Da Silva and his friends, Christina said, rolled with laughter as the poor woman struggled to fight off the pain in her eyes.

A week later, the only agents who have shown interest in the story are our sister paper, The Daily Times, and the law enforcers. The human rights activists are quiet. Not that their quietness is anything new because as music maestro, Lucius Banda, sang: akakhala wamzungu ndiye imakhala nkhani [the activists would speak if the cruelty was visited on a white person].

Even the Ministry of Labour and Manpower Development is mum on the issue. Surely by now, the ministry headquarters has received a report of the incident from their district representative.


This issue is not as simple as the ministry and the resort’s management want Malawians to believe. There is an issue of gender-based violence, violence at work place as well as inference of racial based violence.

Let us assume that a poor Malawian worker did the same to da Silva who is a Portuguese national. Would the ministry keep quiet? By now, government would have been foaming on the mouth civic educating us on how to respect investors.

The poor woman alleges that da Silva and his colleagues, who are obviously non-Malawians, derived a lot of amusement from her agony and rolled with laughter. Can you imagine what da Silva and his colleagues take poor Malawians for?

Secondly, the resort’s management has been insensitive to its poor Malawian workers by allowing da Silva to continue working while he has these serious human rights violation allegations hanging around his neck. By keeping him in office, Sun ‘n’ Sand management is sending a signal that it is prepared to protect da Silva and that it cares less about the poor worker who does the donkey work at the resort.

While we hail the police for arresting da Silva and granting him bail, we ask them to thoroughly prepare for the case and ensure that justice prevails: we are not prepared to hear that a docket has grown wings and mysteriously taken to flight.

But this column takes great exception at the ubiquitous pretenders who are busy gyrating as human rights activists. And they come in all shapes and sizes. Some are even ashamed of their rallying cry and use euphemisms such as “key populations” or “minority rights”.

Come to think of it, who constitutes key population between victimised poor Malawians and their heartless expatriate bosses? And between the rich investors and the peasant worker, whose rights are a minority?

Perhaps the plight of poor Christina cannot catch the attention of the rich sponsors from the West.

Yes, what with facts that the country has witnessed a lot of abuse at work places but the issues just fizzle out like that. We are talking of complaints of abuse of Malawian workers at several holiday resorts and cases of poor Malawian workers being locked up in hot bakeries overnight.

We are also mindful of the treatment that Malawian guards suffer at the hands of foreigners when they are forced to be under security lights, exposing them to danger from thugs. And most of these guards are never provided with sanitary facilities or food during their night shifts.

And Christina’s plight came to light just two days before Malawi joined the rest of the world in observing 16 days of activism against gender-based violence. The activism mainly tilts towards ending violence against women and the girl-child. Is Christina’s plight not befitting the billing of gender-based violence?

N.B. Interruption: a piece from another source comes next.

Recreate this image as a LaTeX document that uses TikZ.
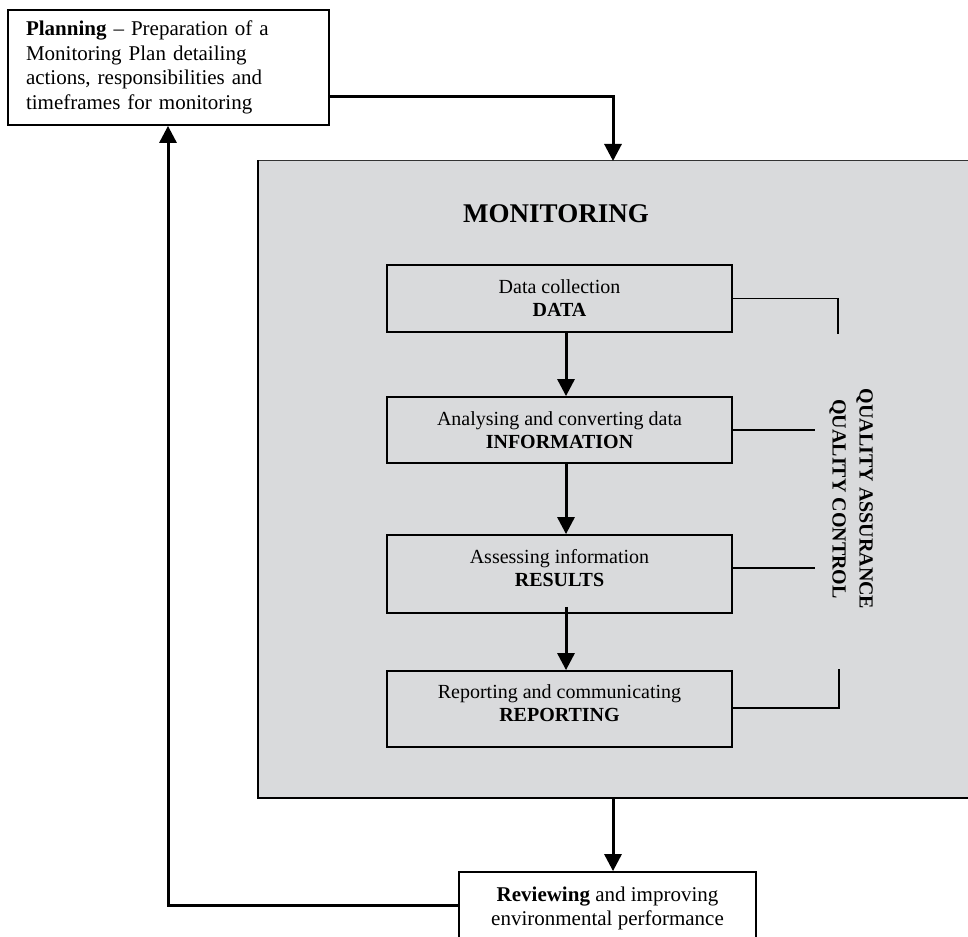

Malawians expect the Minister of Labour and Manpower Development, Henry Mussa, to rise to the occasion and protect the poor Malawian worker who voted in the current administration.

We want to see action from the government, and gender activists. Malawians are especially interested in seeing if at all the human rights activists, in general, will fight for poor Christina. Will the activists see her poverty or her plight? Will they consider her as a key population? Will they see her rights as minority in the face of the mighty and obscenely rich bosses?